Back on the ship when Charlie and I were both lying down, Laurel came into the cabin after a while and sang Led Zeppelin songs with Charlie.
Back on land at last:
Nearly everything, including most of the restaurants, were closed on Sunday in Tromsø; but we were able to get soup at one restaurant for lunch (and gluten-free pizza for dinner!) as well as pay to watch the annual reindeer racing. Reindeer were essential to the lives of the Sami people of northern Norway. Reindeer were transportation, food, clothing, currency.
Sunday night we and hundreds of others on two buses were driven about 90 minutes from Tromsø to escape some of the city lights (although there are many street lights along a bridge as seen in some of the photos) in order to see the Aurora Borealis. I didn’t have high hopes since it was cloudy and snowing all day, and there was also a full moon. However, Arctic Guide Service, who operates the bus tour, got the latest weather information and took us to a great spot. Somehow the clouds cleared completely where we were so we could see the lights but still seemed to cover the moon so we didn’t have that light pollution to obscure the Northern Lights. They took the photos that you see below; my iPhone camera still wouldn’t pick up anything. The camera (the professional one, not my phone) makes the lights look greener than they look in person; but they were still spectacular. The tourists were about 2/3 British, 1/3 Americans. There was one British man in particular whose joy at seeing the lights and accent was so charming. “Dance! DANCE!” he said, mesmerized at the display.

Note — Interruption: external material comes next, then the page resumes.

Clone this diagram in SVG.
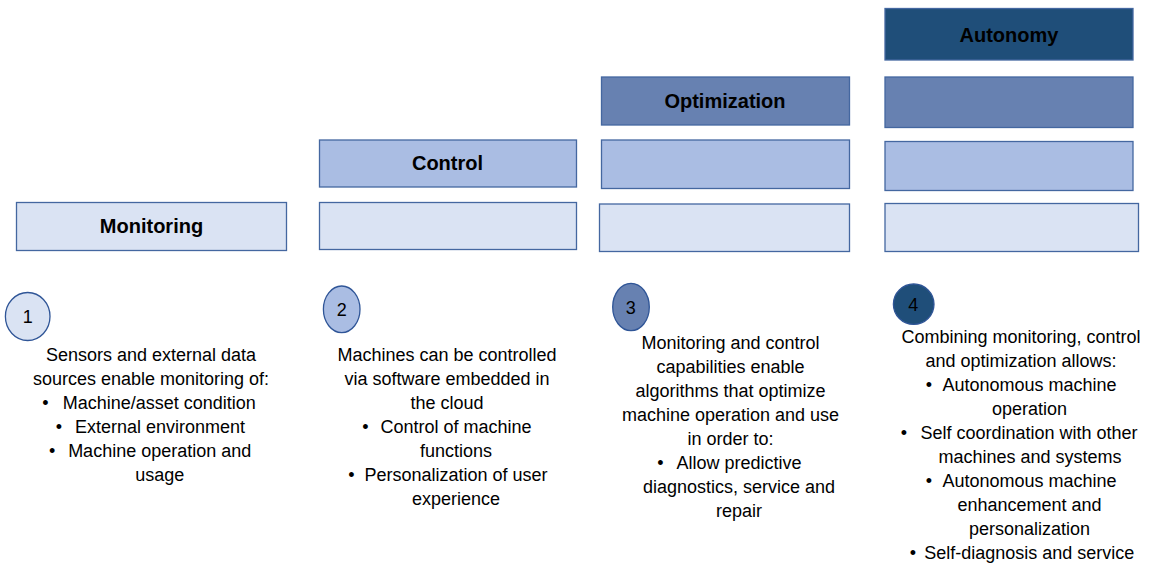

At the Tromsø airport we bought snacks before boarding the plane. I guess the “Hollande” on the passon-fruit-juice label is a reference to French President Francois Hollande’s affair.
That is AMAZING! What an awesome experience…I hope you’re going to write a book!!!
Will you be going to Denmark?
Amazing pictures!!!! Thank you for sharing :)!!! Travel safe and see you soon :)!!!
I love Charlie’s smile in the hotel on solid ground! Such relief! Thanks for sharing your travels with us!